CHALLENGE =>
Reproduce the listing word for word, leaving every picture behind.

DATASET EXCERPT =>
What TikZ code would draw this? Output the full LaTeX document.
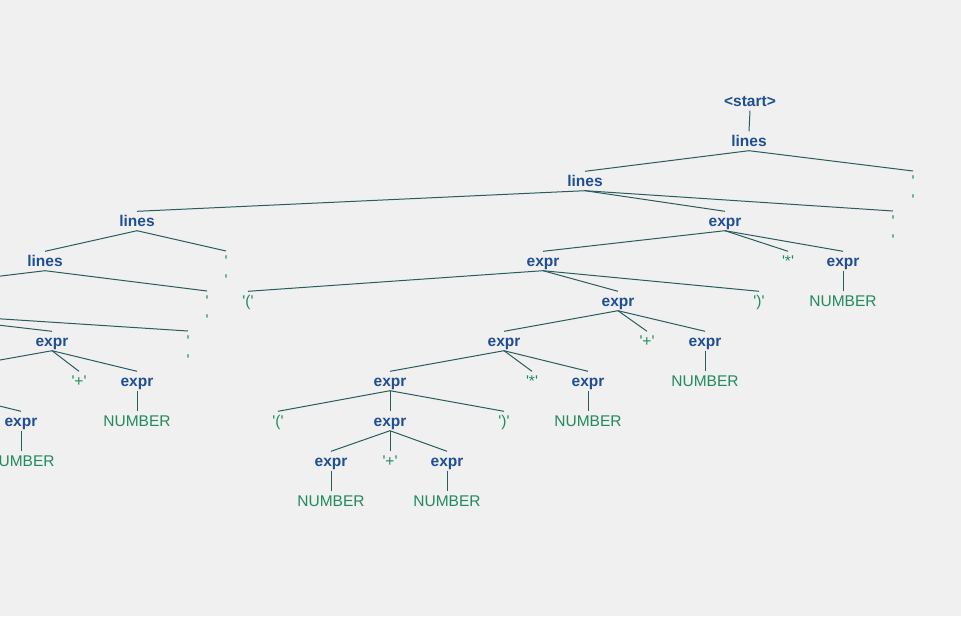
\documentclass[tikz,border=0pt]{standalone}
\usepackage{fontspec}
\setmainfont{Liberation Sans}
\definecolor{bg}{HTML}{F0F0F0}
\definecolor{branchclr}{HTML}{2A5C5C}
\definecolor{ntclr}{HTML}{1F4E94}
\definecolor{tclr}{HTML}{228B5C}
\newcommand\sq{\textquotesingle}
\newcommand\treefont{\fontsize{15.5}{19}\selectfont}

\begin{document}
\begin{tikzpicture}[x=1pt,y=-1pt,
  lbl/.style={inner xsep=0pt, inner ysep=2pt, text height=12.5pt, text depth=2.5pt,
              anchor=base, font=\treefont},
  nt/.style={lbl, text=ntclr, font=\treefont\bfseries},
  tm/.style={lbl, text=tclr},
  nl/.style={text=tclr, font=\treefont, inner xsep=0pt, inner ysep=4.5pt,
             anchor=north, align=center},
  branch/.style={draw=branchclr, line width=1pt}]

\useasboundingbox (0,0) rectangle (961,616);
\fill[bg] (0,0) rectangle (961,616);
\clip (0,0) rectangle (961,616);

% ---- nodes (x, baseline) ----
\node[nt] (start) at (750,106) {<start>};
\node[nt] (L1) at (749,146) {lines};
\node[nt] (L2) at (585,186) {lines};
\node[nl] (NL1) at (913,171) {\sq\\\sq};
\node[nt] (L3) at (137,226) {lines};
\node[nt] (E1) at (725,226) {expr};
\node[nl] (NL2) at (893,211) {\sq\\\sq};
\node[nt] (L4) at (45,266) {lines};
\node[nl] (NL3) at (226,251) {\sq\\\sq};
\node[nt] (L5) at (-126,306) {lines};
\node[nl] (NL4) at (207,291) {\sq\\\sq};
\node[nt] (E2) at (52,346) {expr};
\node[nl] (NL5) at (188,331) {\sq\\\sq};
\node[nt] (E3) at (-63,386) {expr};
\node[tm] (P1) at (79,386) {\sq+\sq};
\node[nt] (E4) at (137,386) {expr};
\node[tm] (N1) at (137,426) {NUMBER};
\node[nt] (E5) at (21,426) {expr};
\node[tm] (N2) at (21,466) {NUMBER};

\node[nt] (E6) at (543,266) {expr};
\node[tm] (S1) at (788,266) {\sq*\sq};
\node[nt] (E7) at (843,266) {expr};
\node[tm] (N3) at (843,306) {NUMBER};
\node[tm] (LP1) at (248,306) {\sq(\sq};
\node[nt] (E8) at (618,306) {expr};
\node[tm] (RP1) at (759,306) {\sq)\sq};
\node[nt] (E9) at (504,346) {expr};
\node[tm] (P2) at (647,346) {\sq+\sq};
\node[nt] (E10) at (705,346) {expr};
\node[tm] (N4) at (705,386) {NUMBER};
\node[nt] (E11) at (390,386) {expr};
\node[tm] (S2) at (532,386) {\sq*\sq};
\node[nt] (E12) at (588,386) {expr};
\node[tm] (N5) at (588,426) {NUMBER};
\node[tm] (LP2) at (278,426) {\sq(\sq};
\node[nt] (E13) at (390,426) {expr};
\node[tm] (RP2) at (504,426) {\sq)\sq};
\node[nt] (E14) at (331,466) {expr};
\node[tm] (P3) at (390,466) {\sq+\sq};
\node[nt] (E15) at (447,466) {expr};
\node[tm] (N6) at (331,506) {NUMBER};
\node[tm] (N7) at (447,506) {NUMBER};

% ---- branches ----
\foreach \p/\c in {start/L1, L1/L2, L1/NL1, L2/L3, L2/E1, L2/NL2,
                   L3/L4, L3/NL3, L4/L5, L4/NL4, L5/E2, L5/NL5,
                   E2/E3, E2/P1, E2/E4, E4/N1, E3/E5, E5/N2,
                   E1/E6, E1/S1, E1/E7, E7/N3,
                   E6/LP1, E6/E8, E6/RP1,
                   E8/E9, E8/P2, E8/E10, E10/N4,
                   E9/E11, E9/S2, E9/E12, E12/N5,
                   E11/LP2, E11/E13, E11/RP2,
                   E13/E14, E13/P3, E13/E15, E14/N6, E15/N7}
  \draw[branch] (\p.south) -- (\c.north);
\end{tikzpicture}
\end{document}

THE ANSWER =>
What TikZ code would draw this? Output the full LaTeX document.
\documentclass[tikz,border=0pt]{standalone}
\usepackage{fontspec}
\setmainfont{Liberation Sans}
\definecolor{bg}{HTML}{F0F0F0}
\definecolor{branchclr}{HTML}{2A5C5C}
\definecolor{ntclr}{HTML}{1F4E94}
\definecolor{tclr}{HTML}{228B5C}
\newcommand\sq{\textquotesingle}
\newcommand\treefont{\fontsize{15.5}{19}\selectfont}

\begin{document}
\begin{tikzpicture}[x=1pt,y=-1pt,
  lbl/.style={inner xsep=0pt, inner ysep=2pt, text height=12.5pt, text depth=2.5pt,
              anchor=base, font=\treefont},
  nt/.style={lbl, text=ntclr, font=\treefont\bfseries},
  tm/.style={lbl, text=tclr},
  nl/.style={text=tclr, font=\treefont, inner xsep=0pt, inner ysep=4.5pt,
             anchor=north, align=center},
  branch/.style={draw=branchclr, line width=1pt}]

\useasboundingbox (0,0) rectangle (961,616);
\fill[bg] (0,0) rectangle (961,616);
\clip (0,0) rectangle (961,616);

% ---- nodes (x, baseline) ----
\node[nt] (start) at (750,106) {<start>};
\node[nt] (L1) at (749,146) {lines};
\node[nt] (L2) at (585,186) {lines};
\node[nl] (NL1) at (913,171) {\sq\\\sq};
\node[nt] (L3) at (137,226) {lines};
\node[nt] (E1) at (725,226) {expr};
\node[nl] (NL2) at (893,211) {\sq\\\sq};
\node[nt] (L4) at (45,266) {lines};
\node[nl] (NL3) at (226,251) {\sq\\\sq};
\node[nt] (L5) at (-126,306) {lines};
\node[nl] (NL4) at (207,291) {\sq\\\sq};
\node[nt] (E2) at (52,346) {expr};
\node[nl] (NL5) at (188,331) {\sq\\\sq};
\node[nt] (E3) at (-63,386) {expr};
\node[tm] (P1) at (79,386) {\sq+\sq};
\node[nt] (E4) at (137,386) {expr};
\node[tm] (N1) at (137,426) {NUMBER};
\node[nt] (E5) at (21,426) {expr};
\node[tm] (N2) at (21,466) {NUMBER};

\node[nt] (E6) at (543,266) {expr};
\node[tm] (S1) at (788,266) {\sq*\sq};
\node[nt] (E7) at (843,266) {expr};
\node[tm] (N3) at (843,306) {NUMBER};
\node[tm] (LP1) at (248,306) {\sq(\sq};
\node[nt] (E8) at (618,306) {expr};
\node[tm] (RP1) at (759,306) {\sq)\sq};
\node[nt] (E9) at (504,346) {expr};
\node[tm] (P2) at (647,346) {\sq+\sq};
\node[nt] (E10) at (705,346) {expr};
\node[tm] (N4) at (705,386) {NUMBER};
\node[nt] (E11) at (390,386) {expr};
\node[tm] (S2) at (532,386) {\sq*\sq};
\node[nt] (E12) at (588,386) {expr};
\node[tm] (N5) at (588,426) {NUMBER};
\node[tm] (LP2) at (278,426) {\sq(\sq};
\node[nt] (E13) at (390,426) {expr};
\node[tm] (RP2) at (504,426) {\sq)\sq};
\node[nt] (E14) at (331,466) {expr};
\node[tm] (P3) at (390,466) {\sq+\sq};
\node[nt] (E15) at (447,466) {expr};
\node[tm] (N6) at (331,506) {NUMBER};
\node[tm] (N7) at (447,506) {NUMBER};

% ---- branches ----
\foreach \p/\c in {start/L1, L1/L2, L1/NL1, L2/L3, L2/E1, L2/NL2,
                   L3/L4, L3/NL3, L4/L5, L4/NL4, L5/E2, L5/NL5,
                   E2/E3, E2/P1, E2/E4, E4/N1, E3/E5, E5/N2,
                   E1/E6, E1/S1, E1/E7, E7/N3,
                   E6/LP1, E6/E8, E6/RP1,
                   E8/E9, E8/P2, E8/E10, E10/N4,
                   E9/E11, E9/S2, E9/E12, E12/N5,
                   E11/LP2, E11/E13, E11/RP2,
                   E13/E14, E13/P3, E13/E15, E14/N6, E15/N7}
  \draw[branch] (\p.south) -- (\c.north);
\end{tikzpicture}
\end{document}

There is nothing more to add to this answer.